È la sera del 17 febbraio 1673. Molière interpreta il ruolo di Argante, il protagonista della sua commedia Il Malato immaginario (Le Malade imaginaire), presso il Théâtre du Palais-Royal a Parigi. Solamente il titolo dell’opera è in grado di fornire la base per una serie infinita di battute. Non sarò io a farle, ma chi è dotato di un certo senso dell’umorismo non aspetti a sfoggiarlo. Fatto sta che nella quarta rappresentazione andata in scena in quel febbraio Molière soffriva di una malattia tutt’altro che immaginaria: la tubercolosi (qualcuno sostiene invece si trattasse di una grave forma di polmonite).
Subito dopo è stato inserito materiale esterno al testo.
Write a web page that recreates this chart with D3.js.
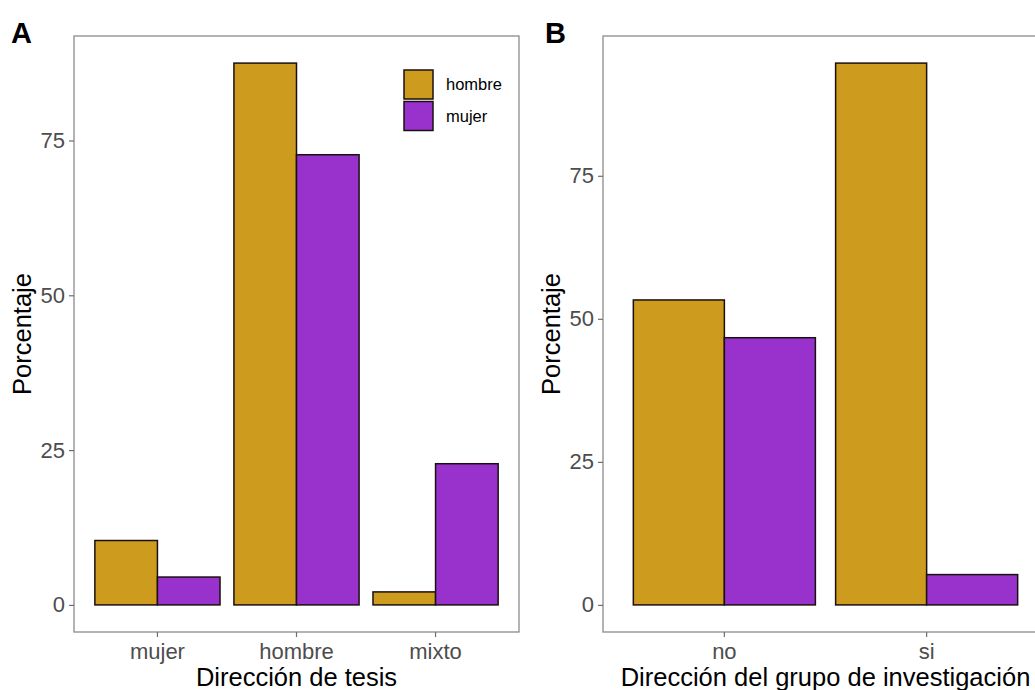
<!DOCTYPE html>
<html>
<head>
<meta charset="utf-8">
<script src="https://cdn.jsdelivr.net/npm/d3@7"></script>
<style>
  html, body { margin: 0; padding: 0; background: #fff; }
  svg { display: block; font-family: "Liberation Sans", Arial, Helvetica, sans-serif; }
</style>
</head>
<body>
<svg id="chart" width="1035" height="690"></svg>
<script>
// ---- data ----
const seriesNames = ["hombre", "mujer"];
const seriesColors = ["#CD9B1D", "#9932CC"];

const catsA = ["mujer", "hombre", "mixto"];
const hombreA = [10.4, 87.5, 2.1];
const mujerA = [4.5, 72.7, 22.8];

const catsB = ["no", "si"];
const hombreB = [53.3, 94.7];
const mujerB = [46.7, 5.3];

const yTicks = [0, 25, 50, 75];

const panelLetters = ["A", "B"];
const xTitles = ["Dirección de tesis", "Dirección del grupo de investigación"];
const yTitle = "Porcentaje";

// ---- drawing ----
const svg = d3.select("#chart");
const color = d3.scaleOrdinal().domain(seriesNames).range(seriesColors);

function panel(opts) {
  const { left, right, top, bottom, cats, hombre, mujer, letter, xTitle, letterX, legend } = opts;
  const g = svg.append("g");
  const maxV = d3.max(hombre.concat(mujer));
  const y = d3.scaleLinear().domain([-0.05 * maxV, 1.05 * maxV]).range([bottom, top]);
  const x0 = d3.scaleBand().domain(cats).range([left, right]).paddingInner(0).paddingOuter(0.1);
  const step = x0.step();
  const x1 = d3.scaleBand().domain(seriesNames).range([step * 0.05, step * 0.95]).padding(0);

  const rows = cats.map((c, i) => ({ cat: c, vals: [
    { s: "hombre", v: hombre[i] }, { s: "mujer", v: mujer[i] } ] }));

  // bars
  const gb = g.append("g");
  rows.forEach(r => {
    r.vals.forEach(d => {
      gb.append("rect")
        .attr("x", x0(r.cat) + x1(d.s))
        .attr("width", x1.bandwidth())
        .attr("y", y(d.v))
        .attr("height", y(0) - y(d.v))
        .attr("fill", color(d.s))
        .attr("stroke", "#1a1010")
        .attr("stroke-width", 1.5);
    });
  });

  // panel border
  g.append("rect")
    .attr("x", left).attr("y", top)
    .attr("width", right - left).attr("height", bottom - top)
    .attr("fill", "none").attr("stroke", "#8c8c8c").attr("stroke-width", 1.3);

  // y axis
  const ya = g.append("g").attr("transform", `translate(${left},0)`)
    .call(d3.axisLeft(y).tickValues(yTicks).tickSize(5).tickPadding(4));
  ya.select(".domain").remove();
  ya.selectAll(".tick line").attr("stroke", "#6e6e6e").attr("stroke-width", 1.2);
  ya.selectAll(".tick text").attr("fill", "#4d4d4d").style("font-size", "22px")
    .style("font-family", "'Liberation Sans', Arial, sans-serif");

  // x axis
  const xa = g.append("g").attr("transform", `translate(0,${bottom})`)
    .call(d3.axisBottom(x0).tickSize(5).tickPadding(6));
  xa.select(".domain").remove();
  xa.selectAll(".tick line").attr("stroke", "#6e6e6e").attr("stroke-width", 1.2);
  xa.selectAll(".tick text").attr("fill", "#4d4d4d").style("font-size", "22px")
    .style("font-family", "'Liberation Sans', Arial, sans-serif");

  // titles
  g.append("text")
    .attr("x", (left + right) / 2).attr("y", 686)
    .attr("text-anchor", "middle").attr("fill", "#000")
    .style("font-size", "25.5px").text(xTitle);

  g.append("text")
    .attr("transform", `translate(${left - 52},${(top + bottom) / 2}) rotate(-90)`)
    .attr("text-anchor", "middle").attr("dy", "0.35em").attr("fill", "#000")
    .style("font-size", "25.5px").text(yTitle);

  g.append("text")
    .attr("x", letterX).attr("y", 43)
    .attr("fill", "#000").style("font-size", "29px").style("font-weight", "bold")
    .text(letter);

  if (legend) {
    const lg = g.append("g");
    seriesNames.forEach((s, i) => {
      lg.append("rect")
        .attr("x", legend.x).attr("y", legend.y + i * 31.5)
        .attr("width", 29).attr("height", 29)
        .attr("fill", color(s)).attr("stroke", "#1a1010").attr("stroke-width", 1.5);
      lg.append("text")
        .attr("x", legend.x + 42).attr("y", legend.y + i * 31.5 + 14.5)
        .attr("dy", "0.35em").attr("fill", "#000")
        .style("font-size", "16.5px").text(s);
    });
  }
}

panel({ left: 74, right: 519, top: 36, bottom: 632,
  cats: catsA, hombre: hombreA, mujer: mujerA,
  letter: panelLetters[0], xTitle: xTitles[0], letterX: 11,
  legend: { x: 404, y: 70 } });

panel({ left: 603, right: 1048, top: 36, bottom: 632,
  cats: catsB, hombre: hombreB, mujer: mujerB,
  letter: panelLetters[1], xTitle: xTitles[1], letterX: 545,
  legend: null });
</script>
</body>
</html>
Durante la messinscena quasi tutti notano che il grande attore palesa qualche problemino nel recitare le sue battute. Tossisce e fa una gran fatica nel respirare. Il pubblico pensa faccia parte dello spettacolo, che sia tutta abilità recitativa (d’altronde l’opera parla di quello, un malato immaginario). Diversamente dal pubblico pagante, i colleghi di Molière comprendono che quella, ben che vada, è improvvisazione, altrimenti è un notevole cedimento fisico dovuto ad una salute cagionevole. I dubbi svaniscono d’un tratto quando il drammaturgo si accascia privo di coscienza sul palco.

17 febbraio Il malato immaginario

Qui s’inserisce il primo dettaglio verosimile. Sembra che Molière svenga dopo aver pronunciato la battuta “Je veux qu’on me traie” (“Voglio essere purgato”). Se davvero lo disse, beh, anche in punto di morte non mancò di esaltarsi in quanto a tempismo comico.

Terminata la rappresentazione, due suore accompagnano Molière nella sua dimora al 40° di rue de Richelieu. Sono diverse le fonti che raccontano le ultime ore di vita dell’artista. Ad esempio le memorie della moglie, poi vedova, Armande Béjart riferiscono che si sia cercato un sacerdote per circa un’ora e mezza per l’estrema unzione, fallendo tuttavia nella ricerca. Questo perché gli uomini di chiesa non volevano avere a che fare con il drammaturgo che in diverse occasioni fece aspra satira contro l’ambiente ecclesiastico.

Il via vai è continuo e le condizioni di Molière si aggravano di minuto in minuto. Le due suore forniscono le ultime assistenze, ma non c’è più nulla da fare. Il padre della commedia moderna, uno dei volti più noti del teatro europeo seicentesco, spira alle ore 22:00 del 17 febbraio 1673.

17 febbraio

Il giorno successivo si pensa ai funerali, ma già il tema della sepoltura crea imbarazzo sia alla famiglia che all’arcidiocesi di Parigi. Non avendo rinunciato per iscritto alla professione di attore (scandalosa per la Santa Romana Chiesa), l’oramai defunto Molière non ha neppure potuto ricevere i sacramenti. In teoria una tale contingenza comporterebbe la negazione di una sepoltura cristiana. Ma come fare per un uomo di così alta reputazione internazionale? Ne verrebbe fuori uno scandalo di gigante portata. Tramite l’intercessione dell’arcivescovo di Parigi si arriva ad un compromesso. I familiari ottengono il permesso di seppellire il compianto nel cimitero della cappella Saint-Joseph, a patto che lo si faccia di notte, senza alcuna pompa o celebrazione postuma. Così avviene tra le tenebre del 21 febbraio in una sezione riservata ai non battezzati e agli emarginati.